La vraie vie… tout un roman, pourrait-on écrire. Qu’est-ce que la vraie vie ? Certains philosophes, comme Émeric, derrière son écran et qui a tout compris, estime que la vraie vie est un ailleurs, loin de ce monde agité et dans le paraître. Il n’a pas tort. Pour Adeline Dieudonné, l’auteure de l’excellent roman La vraie vie, c’est effacer avant tout le brouillon dans lequel se débat son héroïne. Cette enfant de dix ans n’a de cesse de courir après le temps pour revenir en arrière afin de retrouver la vie d’avant. La vraie vie, sa vraie vie ! Il faut dire que tout n’est pas rose dans l’existence de cette fillette vivant dans un lotissement avec son frère et ses parents.

Dans cet univers, il y a les trophées du père chasseur de gros gibiers. La mère, de son côté, essaie de se faire la plus petite possible pour éviter les humeurs de son mari. Dans cette vie entre gris clair et gris foncé, il y a peu de distractions. La décharge de voitures, à proximité des habitations, est un terrain de jeux où l’on peut s’inventer toutes sortes d’histoires.
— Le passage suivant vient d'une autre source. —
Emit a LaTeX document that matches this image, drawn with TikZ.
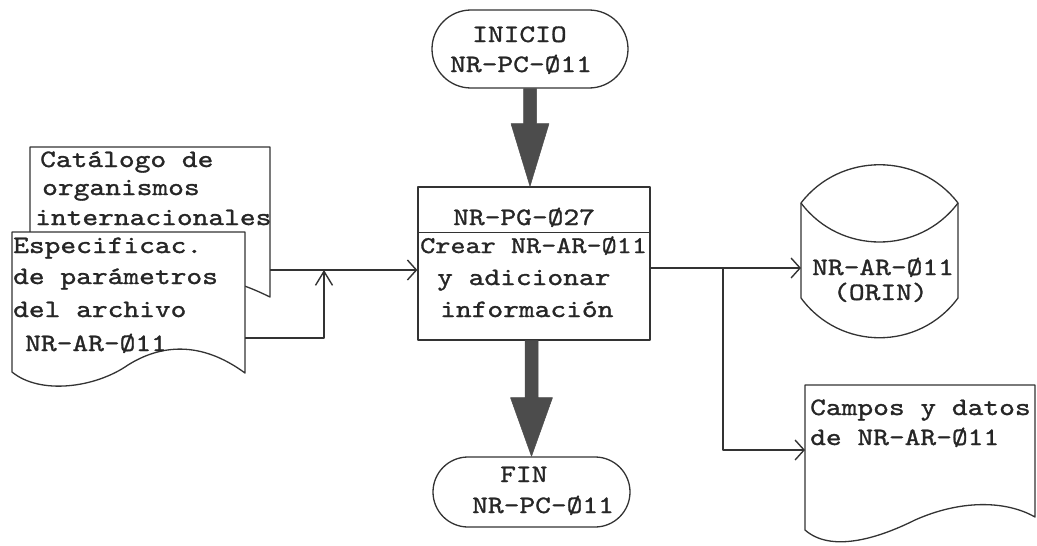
\documentclass[tikz,border=0pt]{standalone}
\usepackage{fontspec}
\setmonofont{lmmono10-regular}[Extension=.otf, FakeStretch=1.2, FakeBold=1.2]
\usetikzlibrary{arrows.meta,calc}
\newcommand{\tw}{\ttfamily\fontsize{25}{30}\selectfont}
\begin{document}
\begin{tikzpicture}[x=1pt,y=-1pt, line join=round,
  ln/.style={draw=black!80, line width=1.3pt},
  txt/.style={anchor=base west, inner sep=0pt, font=\tw, text=black!85},
  barb/.style={-{Straight Barb[length=9pt,width=20pt,line width=1.4pt]}},
  upbarb/.style={-{Straight Barb[length=14pt,width=17pt,line width=1.4pt]}},
  bigarr/.style={fill=black!70, draw=black!70, line width=0.5pt}]
\useasboundingbox (0,0) rectangle (1037,546);

% --- Catalogo document
\draw[ln, fill=white] (30,147) -- (270,147) -- (270,297)
  .. controls (235,280) and (200,268) .. (150,290)
  .. controls (110,308) and (60,310) .. (30,288) -- cycle;
\node[txt] (cat1) at (40,167) {Catálogo de};
\node[txt] (cat2) at (42,195) {organismos};
\node[txt] (cat3) at (35,225) {internacionales};
\coordinate (catout) at (270,270);

% --- Especificac document
\draw[ln, fill=white] (12,232) -- (245,232) -- (245,373)
  .. controls (200,340) and (160,345) .. (128,365)
  .. controls (95,388) and (40,395) .. (12,372) -- cycle;
\node[txt] (esp1) at (13,253) {Especificac.};
\node[txt] (esp2) at (13,284) {de parámetros};
\node[txt] (esp3) at (13,317) {del archivo};
\node[txt] (esp4) at (25,351) {NR-AR-Ø11};
\coordinate (espout) at (245,338);
\coordinate (jn) at (324,270);

% --- terminals
\node[ln, rounded corners=39pt, minimum width=196pt, minimum height=78pt, inner sep=0pt] (inicio) at (530,49) {};
\node[txt] (ini1) at (472,42) {INICIO};
\node[txt] (ini2) at (450,72) {NR-PC-Ø11};

\node[ln, rounded corners=35pt, minimum width=197pt, minimum height=70pt, inner sep=0pt] (fin) at (531.5,492) {};
\node[txt] (fin1) at (500,482) {FIN};
\node[txt] (fin2) at (472,513) {NR-PC-Ø11};

% --- process box
\node[ln, minimum width=232pt, minimum height=153pt, inner sep=0pt] (box) at (534,263.5) {};
\draw[ln] ($(box.north west)+(0,46)$) -- ($(box.north east)+(0,46)$);
\node[txt] (pg) at (453,225) {NR-PG-Ø27};
\node[txt, font=\ttfamily\fontsize{24}{30}\selectfont] (cr) at (420,253) {Crear NR-AR-Ø11};
\node[txt] (ya) at (437,285) {y adicionar};
\node[txt] (inf) at (440,317) {información};

% --- cylinder
\draw[ln, fill=white] (801,203) .. controls (840,152) and (919,152) .. (958,203)
  -- (958,298) .. controls (919,351) and (840,351) .. (801,298) -- cycle;
\draw[ln] (801,203) .. controls (840,255) and (919,255) .. (958,203);
\node[txt] (cy1) at (812,275) {NR-AR-Ø11};
\node[txt] (cy2) at (833,300) {(ORIN)};
\coordinate (cylin) at (801,268);

% --- Campos document
\draw[ln, fill=white] (805,385) -- (1035,385) -- (1035,517)
  .. controls (1005,500) and (960,500) .. (915,520)
  .. controls (875,540) and (830,552) .. (805,530) -- cycle;
\node[txt] (ca1) at (810,415) {Campos y datos};
\node[txt] (ca2) at (810,445) {de NR-AR-Ø11};
\coordinate (camin) at (805,450);
\coordinate (br) at (723,268);

% --- connectors
\draw[ln, barb] (catout) -- (catout -| box.west);
\draw[ln, upbarb] (espout) -- (espout -| jn) -- (jn);
\draw[ln, barb] (box.east |- cylin) -- (cylin);
\draw[ln, barb] (br) -- (br |- camin) -- (camin);

% --- thick arrows
\path (inicio.south) coordinate (a1) (a1 |- box.north) coordinate (a2);
\fill[bigarr] ($(a1)+(-6.5,0)$) -- ($(a1)+(6.5,0)$) -- ($(a1)+(6.5,35)$)
  -- ($(a1)+(19,35)$) -- (a2) -- ($(a1)+(-19,35)$) -- ($(a1)+(-6.5,35)$) -- cycle;
\path (fin.north |- box.south) coordinate (b1) (fin.north) coordinate (b2);
\fill[bigarr] ($(b1)+(-6.5,0)$) -- ($(b1)+(6.5,0)$) -- ($(b1)+(6.5,57)$)
  -- ($(b1)+(21,57)$) -- (b2) -- ($(b1)+(-21,57)$) -- ($(b1)+(-6.5,57)$) -- cycle;
\end{tikzpicture}
\end{document}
Les jours passent jusqu’à l’accident qui va arrêter le temps. Un accident qui va durablement traumatiser Gilles. Le petit frère entre dans un mutisme sans retour. Pour la sœur à la recherche des moments heureux, il est impératif de remonter le temps afin de retrouver le bon aiguillage et le rire de Gilles. Il faut absolument gommer cet accident qui a fait vaciller sa vie, mais aussi celle de toute sa famille.

C’est le début d’une descente aux enfers charriant au fil des pages son lot de violence et d’horreurs. Car le père se révèle un bourreau pour toute la famille. Régnant en maître absolu en utilisant les coups de poing pour bien se faire comprendre ou pour passer ses nerfs, il centralise à lui seul ce qu’il y a de plus abject chez l‘Homme. Dans ce chapelet des horreurs, il ne manque pas de lancer sa fille comme proie à des chasseurs en pleine nuit dans la forêt. L’enfant qui devient adolescente grandit entre les coups, la terreur psychologique. Le soleil arrivera à entrer par la fenêtre grâce à sa passion pour la science et des personnes qu’elle croise sur son chemin.

Avec une fin menée au galop, Adeline Dieudonné va jusqu’au bout du drame. Un instant où tout se joue et où tout peut basculer dans un sans ou dans un autre. Mais fort heureusement, au loin brille la paix… la vraie vie ! Adeline Dieudonné signe avec ce premier roman un excellent thriller où l’intensité du récit et la plume nous font penser à Claire Castillon. Tout comme cette brillante romancière, elle sait nous émouvoir avec les cicatrices portées au fond de l’âme de chacun de ses personnages.

Pascal Hébert

La vraie vie, d’Adeline Dieudonné, L’Iconoclaste, 265 pages, 17 euros.